8. What’s the nicest compliment you’ve ever received about your acting?
Ans: Once an woman came up to me and she said “I have to tell you that my granddaughter is earning because of your help and teachings.” Also, I’ve gotten so many blessings along the way and I think that where I am today is because of that. It’s because of everybody just blessing me what else I need. In today’s day and age, when you touch somebody’s feet, it’s considered somewhat odd. People look at me a little strangely and think “oh you’re touching somebody’s feet,” and I’m like “there’s nothing wrong with asking for blessings as I believe that a blessing is the best thing that you can get-that’s the best gift that someone can give you. On top of it its our culture one should not forget it with a high figh hug.
9. Being a girl how did you managed to get into social works at tender age of 15? Who helped you.
Ans: When you live with very strong people who have very strong personalities, you are bound to be influenced by them. It defines your own space and individuality. I was very fortunate growing up because they all encouraged me to be my own person which meant being an individual. I am eternally grateful for my upbringing and it’s greatly influenced my personality. It’s always been my strength. It’s very difficult for me to play a weak and defenseless person as I am not one so I cant act to be one. I have learned so much from our mytho. I’ve learned that strength cannot be brittle. You cannot be so strong that you cannot bend. Your biggest strength is the ability to adapt and survive. That is the core of any strength. It’s really just me being a woman.
Society makes men believe they are stronger than women and most women believe it too. But when push comes to shove, women come to realize and believe they are stronger than men. Women may not be able to push a heavy door but they will push a man to the brink of madness! (Laughs) There are good things about being a woman and she should be proud of each aspect-the weaknesses and the strengths. I want her to be a wonderful, strong individual. And I hope I’m strong enough to give her the chance.

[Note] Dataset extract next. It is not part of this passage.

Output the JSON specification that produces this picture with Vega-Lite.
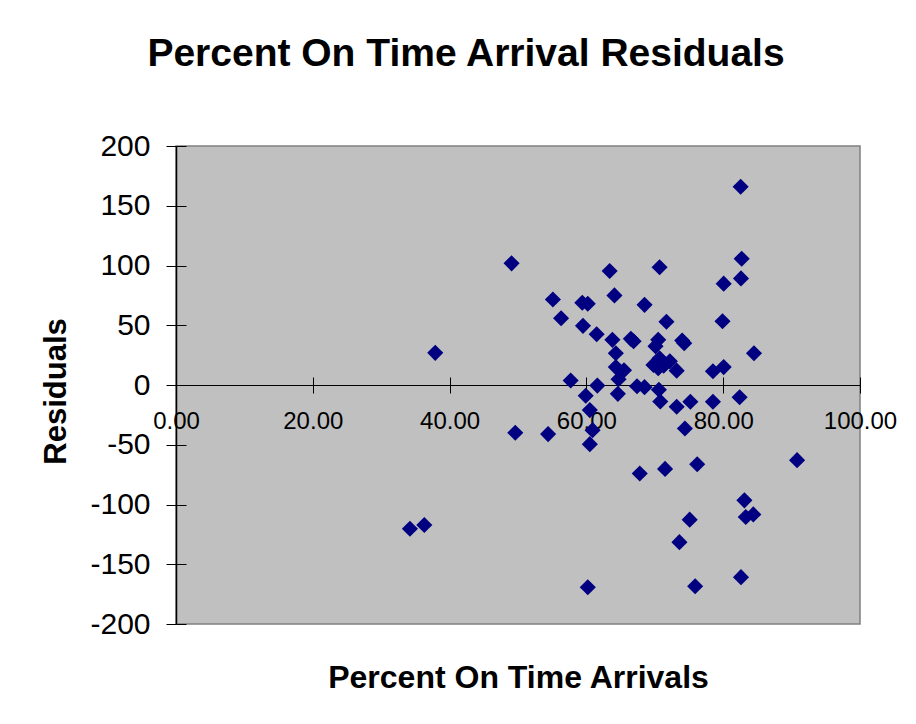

10. What advice would you give to women who feel they have to follow certain ideologies and expectations that in many ways put a lot of pressure on them to define themselves in terms of how society defines beauty?
Ans: First of all, giving into peer pressure on any account is wrong. You need to think for yourself. Don’t follow trends. You need to do what feels and looks good on you. I always say, the best accessory is a smile and free mind. Beauty comes from within. You need to believe it. Beauty is about self respect and comes from your attitude. Your inner self is much more important than your outer self.In today’s society where beauty has become synonymous with expectations that are quite demanding on young girls and women.
11. What about your bollywood dream?
Ans: Romancing Salman Khan, Ajay Devgan and Ranveer Singh is my dream over screen. And for sure dancing on Disco number with Mithoon Sir will be my dream come true. And above all if my wishes come true the silver screen will be only the golden screen for me.